Why the Flare Sits So Far From the Platform
You’ll notice the flare isn’t mounted on the main structure. It sits at the end of a long boom or on a tall stack, and there’s a specific engineering reason for that. The flame generates intense heat, and workers need to be able to stay on the platform and do their jobs safely.
Industrial flares are designed so that the heat reaching workers in the surrounding area stays below a threshold that allows them to remain and perform their duties. The minimum stack height is typically 30 feet, but most offshore flares are positioned much farther away. Engineers calculate the required distance using formulas that account for the maximum rate of gas the flare might need to burn, the resulting thermal radiation, surrounding structures, noise levels, and what happens to the exhaust gases as they disperse. The goal is straightforward: burn the gas where it can’t hurt anyone or damage equipment.

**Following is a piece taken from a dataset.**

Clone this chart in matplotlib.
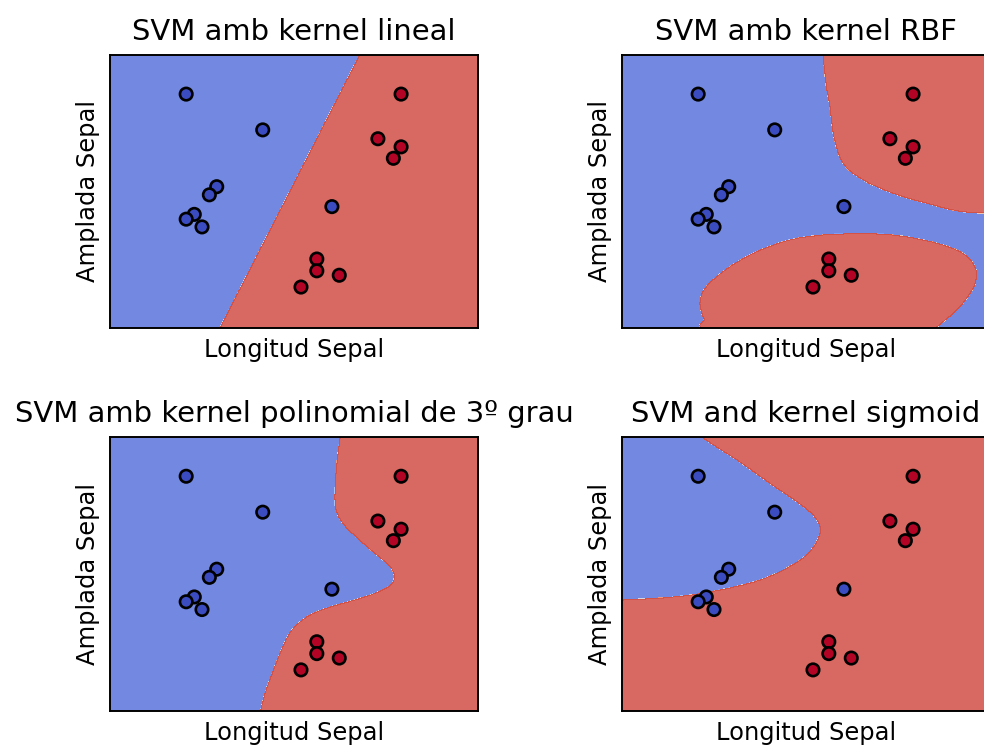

Accidental Fires Are a Separate Risk
The flare itself is controlled and deliberate, but oil rigs do face genuine fire hazards from unintended sources. Offshore platforms are packed with power generators, turbines, steam systems, and boilers that produce significant heat. Any of these hot surfaces can become an ignition source if flammable hydrocarbons leak nearby. Safety regulators have received multiple incident reports involving hotter-than-expected surface temperatures caused by degraded insulation material on equipment that had been operating for years.
Maintenance work adds another layer of risk. Welding, cutting, and grinding (collectively called “hot work”) produce sparks and open flames in an environment filled with flammable substances. Regulations require that the atmosphere in any confined space be tested before hot work begins. When hot work has to happen near flammable materials, additional personnel are assigned to watch for fires both during the work and for a period afterward. Any drums or containers that have held flammable liquids must be cleaned, ventilated, and tested before anyone applies heat to them.
How Platforms Fight Fires
Because the consequences of an uncontrolled fire on an offshore platform are severe, rigs carry layered fire suppression systems. Deluge systems are the primary defense: networks of nozzles that can drench entire sections of the platform with seawater almost instantly. These high-volume systems are designed to cool equipment and structures fast enough to prevent a fire from spreading, even when the fuel source is pressurized hydrocarbons.
Platforms also carry foam systems that blanket burning liquid surfaces to cut off oxygen, along with fire monitors that can direct powerful streams of water or foam at specific locations. Every component in these systems is built from corrosion-resistant materials to withstand the saltwater environment. The systems are kept in constant readiness because on an offshore platform, there’s no fire department to call.
The Push to Reduce Flaring
Flaring releases carbon dioxide and, when combustion is incomplete, methane, a far more potent greenhouse gas. A World Bank initiative launched in 2015 has committed governments and oil companies to end routine flaring no later than 2030. “Routine” is the key word: safety flaring during emergencies and equipment malfunctions would still be permitted, since the alternative is venting raw gas or risking an explosion. The target is eliminating the everyday, ongoing burning of gas that could otherwise be captured, used for power generation, or reinjected into the reservoir.
Progress has been slow. The economic math still doesn’t favor gas capture in many remote offshore locations, and building pipelines to platforms that may only operate for another decade or two is hard to justify financially. For now, the flame at the end of the boom remains a fixture of offshore oil production: a visible reminder that getting oil out of the ground produces gas that has to go somewhere.